[Items from a dataset]
+ + + + +

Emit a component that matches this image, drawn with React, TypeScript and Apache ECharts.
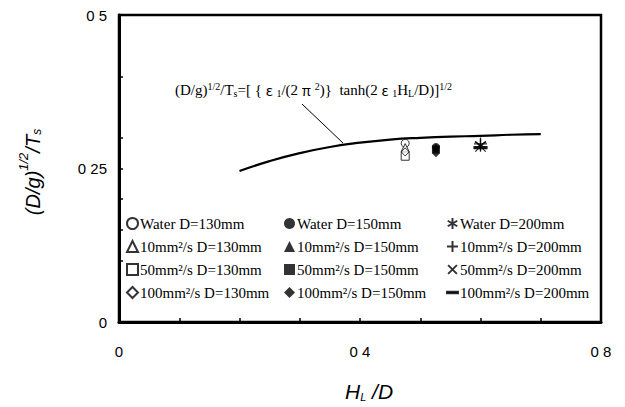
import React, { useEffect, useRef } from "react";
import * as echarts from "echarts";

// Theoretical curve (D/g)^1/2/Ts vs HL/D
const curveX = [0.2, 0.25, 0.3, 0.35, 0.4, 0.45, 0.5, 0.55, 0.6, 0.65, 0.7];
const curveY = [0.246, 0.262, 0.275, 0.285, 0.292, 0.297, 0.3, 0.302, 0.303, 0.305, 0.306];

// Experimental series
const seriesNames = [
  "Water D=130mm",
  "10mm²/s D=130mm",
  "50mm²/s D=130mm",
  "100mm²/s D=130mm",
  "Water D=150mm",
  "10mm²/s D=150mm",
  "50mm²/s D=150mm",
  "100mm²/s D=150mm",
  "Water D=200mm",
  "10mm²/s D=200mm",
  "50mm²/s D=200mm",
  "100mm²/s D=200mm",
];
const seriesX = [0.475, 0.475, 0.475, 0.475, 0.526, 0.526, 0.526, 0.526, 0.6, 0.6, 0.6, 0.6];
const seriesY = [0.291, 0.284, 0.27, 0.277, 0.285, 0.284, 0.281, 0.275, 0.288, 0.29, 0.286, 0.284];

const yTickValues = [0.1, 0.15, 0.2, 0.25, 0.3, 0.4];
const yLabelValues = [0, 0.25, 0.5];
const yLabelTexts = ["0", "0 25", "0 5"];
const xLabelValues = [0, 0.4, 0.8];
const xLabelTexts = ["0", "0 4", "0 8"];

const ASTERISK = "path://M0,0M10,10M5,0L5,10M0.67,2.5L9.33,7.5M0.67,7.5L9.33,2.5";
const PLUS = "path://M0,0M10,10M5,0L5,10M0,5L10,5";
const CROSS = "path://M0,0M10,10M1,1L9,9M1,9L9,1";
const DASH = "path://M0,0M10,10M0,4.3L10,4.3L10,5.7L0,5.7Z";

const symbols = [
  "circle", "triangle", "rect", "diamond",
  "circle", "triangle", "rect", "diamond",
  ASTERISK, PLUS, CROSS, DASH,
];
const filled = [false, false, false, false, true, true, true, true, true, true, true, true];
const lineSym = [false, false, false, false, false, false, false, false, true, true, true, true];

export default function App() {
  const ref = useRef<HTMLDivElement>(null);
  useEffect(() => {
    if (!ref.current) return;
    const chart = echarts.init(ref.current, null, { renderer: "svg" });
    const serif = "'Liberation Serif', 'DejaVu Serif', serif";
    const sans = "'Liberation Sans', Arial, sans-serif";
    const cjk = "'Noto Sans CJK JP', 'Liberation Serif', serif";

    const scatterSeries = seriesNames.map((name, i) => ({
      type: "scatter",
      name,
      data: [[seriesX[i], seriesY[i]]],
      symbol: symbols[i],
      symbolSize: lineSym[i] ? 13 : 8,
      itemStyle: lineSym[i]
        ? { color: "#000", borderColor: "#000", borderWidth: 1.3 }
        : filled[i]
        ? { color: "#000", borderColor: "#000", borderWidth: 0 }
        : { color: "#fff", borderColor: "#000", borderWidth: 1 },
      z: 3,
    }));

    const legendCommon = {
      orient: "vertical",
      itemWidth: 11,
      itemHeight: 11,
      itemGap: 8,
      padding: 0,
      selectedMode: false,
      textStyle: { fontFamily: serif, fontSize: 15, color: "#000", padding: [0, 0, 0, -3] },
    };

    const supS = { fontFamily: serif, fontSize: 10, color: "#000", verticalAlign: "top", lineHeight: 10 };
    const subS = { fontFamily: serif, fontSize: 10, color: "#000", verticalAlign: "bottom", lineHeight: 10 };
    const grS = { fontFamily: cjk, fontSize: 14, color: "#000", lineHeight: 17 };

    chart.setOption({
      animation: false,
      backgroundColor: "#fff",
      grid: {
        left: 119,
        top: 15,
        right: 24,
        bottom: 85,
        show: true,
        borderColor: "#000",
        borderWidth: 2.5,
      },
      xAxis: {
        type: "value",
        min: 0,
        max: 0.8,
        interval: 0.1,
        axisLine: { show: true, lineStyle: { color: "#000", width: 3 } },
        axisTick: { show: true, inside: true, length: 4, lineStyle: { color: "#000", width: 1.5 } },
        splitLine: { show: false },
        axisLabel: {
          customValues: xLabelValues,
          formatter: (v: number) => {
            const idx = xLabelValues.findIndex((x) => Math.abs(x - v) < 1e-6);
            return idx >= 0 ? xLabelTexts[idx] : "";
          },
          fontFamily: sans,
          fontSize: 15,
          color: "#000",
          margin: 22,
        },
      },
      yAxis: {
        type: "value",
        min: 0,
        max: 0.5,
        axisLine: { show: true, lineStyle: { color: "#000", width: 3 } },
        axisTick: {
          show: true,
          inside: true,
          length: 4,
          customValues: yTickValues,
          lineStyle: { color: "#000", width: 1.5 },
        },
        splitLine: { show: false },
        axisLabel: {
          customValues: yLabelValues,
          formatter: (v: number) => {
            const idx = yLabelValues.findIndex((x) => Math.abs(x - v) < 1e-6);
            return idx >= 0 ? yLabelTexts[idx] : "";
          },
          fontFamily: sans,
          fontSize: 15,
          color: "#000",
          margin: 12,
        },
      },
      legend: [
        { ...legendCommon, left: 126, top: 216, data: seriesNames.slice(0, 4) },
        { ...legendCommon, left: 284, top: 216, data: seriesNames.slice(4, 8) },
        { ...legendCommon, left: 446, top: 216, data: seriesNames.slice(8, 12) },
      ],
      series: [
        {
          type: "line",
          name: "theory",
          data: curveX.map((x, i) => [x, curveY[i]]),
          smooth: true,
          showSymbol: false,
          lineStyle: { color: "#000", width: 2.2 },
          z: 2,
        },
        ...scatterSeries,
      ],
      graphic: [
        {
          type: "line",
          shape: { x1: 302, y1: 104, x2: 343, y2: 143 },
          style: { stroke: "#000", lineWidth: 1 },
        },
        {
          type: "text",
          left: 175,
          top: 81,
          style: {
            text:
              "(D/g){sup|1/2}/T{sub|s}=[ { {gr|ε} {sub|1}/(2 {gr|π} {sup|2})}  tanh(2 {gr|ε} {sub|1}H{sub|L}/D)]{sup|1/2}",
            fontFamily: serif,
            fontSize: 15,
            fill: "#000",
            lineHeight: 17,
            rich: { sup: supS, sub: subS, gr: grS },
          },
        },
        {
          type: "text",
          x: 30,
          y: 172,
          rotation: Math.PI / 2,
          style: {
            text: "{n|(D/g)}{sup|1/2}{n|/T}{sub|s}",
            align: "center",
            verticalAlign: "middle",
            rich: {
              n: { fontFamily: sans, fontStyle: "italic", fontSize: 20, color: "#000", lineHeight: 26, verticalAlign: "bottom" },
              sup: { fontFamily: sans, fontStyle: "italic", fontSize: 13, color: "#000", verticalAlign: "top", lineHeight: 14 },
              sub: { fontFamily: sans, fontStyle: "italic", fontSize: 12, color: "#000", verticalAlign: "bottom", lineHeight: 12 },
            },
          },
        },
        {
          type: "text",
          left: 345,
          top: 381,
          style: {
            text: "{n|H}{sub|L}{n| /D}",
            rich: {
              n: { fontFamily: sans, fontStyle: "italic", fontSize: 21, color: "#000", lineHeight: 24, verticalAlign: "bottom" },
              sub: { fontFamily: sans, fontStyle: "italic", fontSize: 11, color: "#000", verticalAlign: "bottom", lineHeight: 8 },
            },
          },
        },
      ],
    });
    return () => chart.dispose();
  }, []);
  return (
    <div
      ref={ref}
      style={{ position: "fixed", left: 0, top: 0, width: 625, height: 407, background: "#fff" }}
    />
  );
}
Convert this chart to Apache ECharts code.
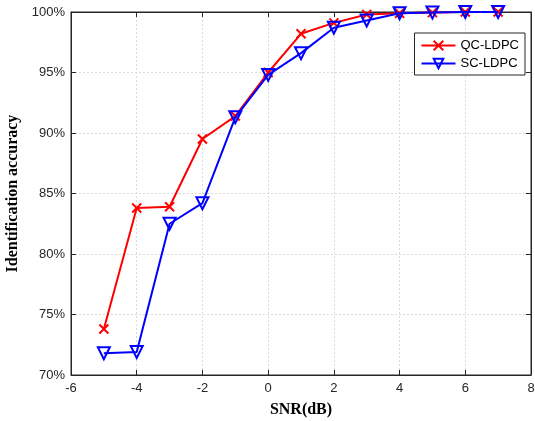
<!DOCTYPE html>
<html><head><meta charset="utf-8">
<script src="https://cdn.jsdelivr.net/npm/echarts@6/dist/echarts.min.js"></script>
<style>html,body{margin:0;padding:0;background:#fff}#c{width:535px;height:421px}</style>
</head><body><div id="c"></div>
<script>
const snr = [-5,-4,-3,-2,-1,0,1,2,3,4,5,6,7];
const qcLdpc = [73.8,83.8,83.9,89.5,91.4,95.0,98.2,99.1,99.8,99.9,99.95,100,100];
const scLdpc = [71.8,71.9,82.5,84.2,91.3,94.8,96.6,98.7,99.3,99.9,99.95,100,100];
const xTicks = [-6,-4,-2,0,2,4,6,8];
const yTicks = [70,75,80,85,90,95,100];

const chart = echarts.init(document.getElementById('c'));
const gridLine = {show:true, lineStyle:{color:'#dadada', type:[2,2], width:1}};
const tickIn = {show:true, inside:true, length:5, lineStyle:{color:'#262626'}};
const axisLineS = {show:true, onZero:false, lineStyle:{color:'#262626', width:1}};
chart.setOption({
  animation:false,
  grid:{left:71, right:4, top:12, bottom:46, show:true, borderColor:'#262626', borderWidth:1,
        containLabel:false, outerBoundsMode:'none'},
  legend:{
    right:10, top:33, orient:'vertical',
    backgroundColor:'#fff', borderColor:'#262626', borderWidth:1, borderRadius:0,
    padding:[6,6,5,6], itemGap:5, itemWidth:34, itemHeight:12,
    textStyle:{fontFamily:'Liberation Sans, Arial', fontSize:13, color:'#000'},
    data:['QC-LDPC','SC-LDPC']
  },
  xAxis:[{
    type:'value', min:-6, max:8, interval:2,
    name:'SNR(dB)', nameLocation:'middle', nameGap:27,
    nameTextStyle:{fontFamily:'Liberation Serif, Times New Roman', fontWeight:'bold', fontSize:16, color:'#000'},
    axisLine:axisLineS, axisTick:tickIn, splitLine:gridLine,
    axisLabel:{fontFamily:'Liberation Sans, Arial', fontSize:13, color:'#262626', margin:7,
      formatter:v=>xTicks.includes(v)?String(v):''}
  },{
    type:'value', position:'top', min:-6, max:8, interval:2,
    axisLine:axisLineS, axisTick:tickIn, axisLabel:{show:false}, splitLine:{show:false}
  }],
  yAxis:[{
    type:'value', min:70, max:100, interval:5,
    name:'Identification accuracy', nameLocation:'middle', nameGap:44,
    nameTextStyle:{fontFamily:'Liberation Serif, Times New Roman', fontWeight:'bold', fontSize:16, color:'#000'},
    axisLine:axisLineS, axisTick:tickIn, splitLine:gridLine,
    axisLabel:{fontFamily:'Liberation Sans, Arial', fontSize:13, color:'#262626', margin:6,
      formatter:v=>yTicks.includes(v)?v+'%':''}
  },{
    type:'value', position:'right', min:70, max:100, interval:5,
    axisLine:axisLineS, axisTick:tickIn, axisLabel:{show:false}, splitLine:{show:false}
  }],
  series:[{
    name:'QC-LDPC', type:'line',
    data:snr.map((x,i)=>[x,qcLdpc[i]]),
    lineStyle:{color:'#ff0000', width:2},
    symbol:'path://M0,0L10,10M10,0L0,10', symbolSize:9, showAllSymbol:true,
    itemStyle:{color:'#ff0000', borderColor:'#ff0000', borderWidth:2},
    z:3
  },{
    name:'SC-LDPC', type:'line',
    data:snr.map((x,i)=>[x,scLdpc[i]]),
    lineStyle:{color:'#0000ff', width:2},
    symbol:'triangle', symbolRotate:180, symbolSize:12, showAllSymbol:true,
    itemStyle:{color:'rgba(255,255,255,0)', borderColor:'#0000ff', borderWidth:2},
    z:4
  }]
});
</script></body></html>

+ + + + +

Set down the records above word for word, from the first line through the line containing "0.303, 0.305, 0.306];", both included; leave out the pictures.

*OUTPUT OF THE EXERCISE*:
Emit a component that matches this image, drawn with React, TypeScript and Apache ECharts.
import React, { useEffect, useRef } from "react";
import * as echarts from "echarts";

// Theoretical curve (D/g)^1/2/Ts vs HL/D
const curveX = [0.2, 0.25, 0.3, 0.35, 0.4, 0.45, 0.5, 0.55, 0.6, 0.65, 0.7];
const curveY = [0.246, 0.262, 0.275, 0.285, 0.292, 0.297, 0.3, 0.302, 0.303, 0.305, 0.306];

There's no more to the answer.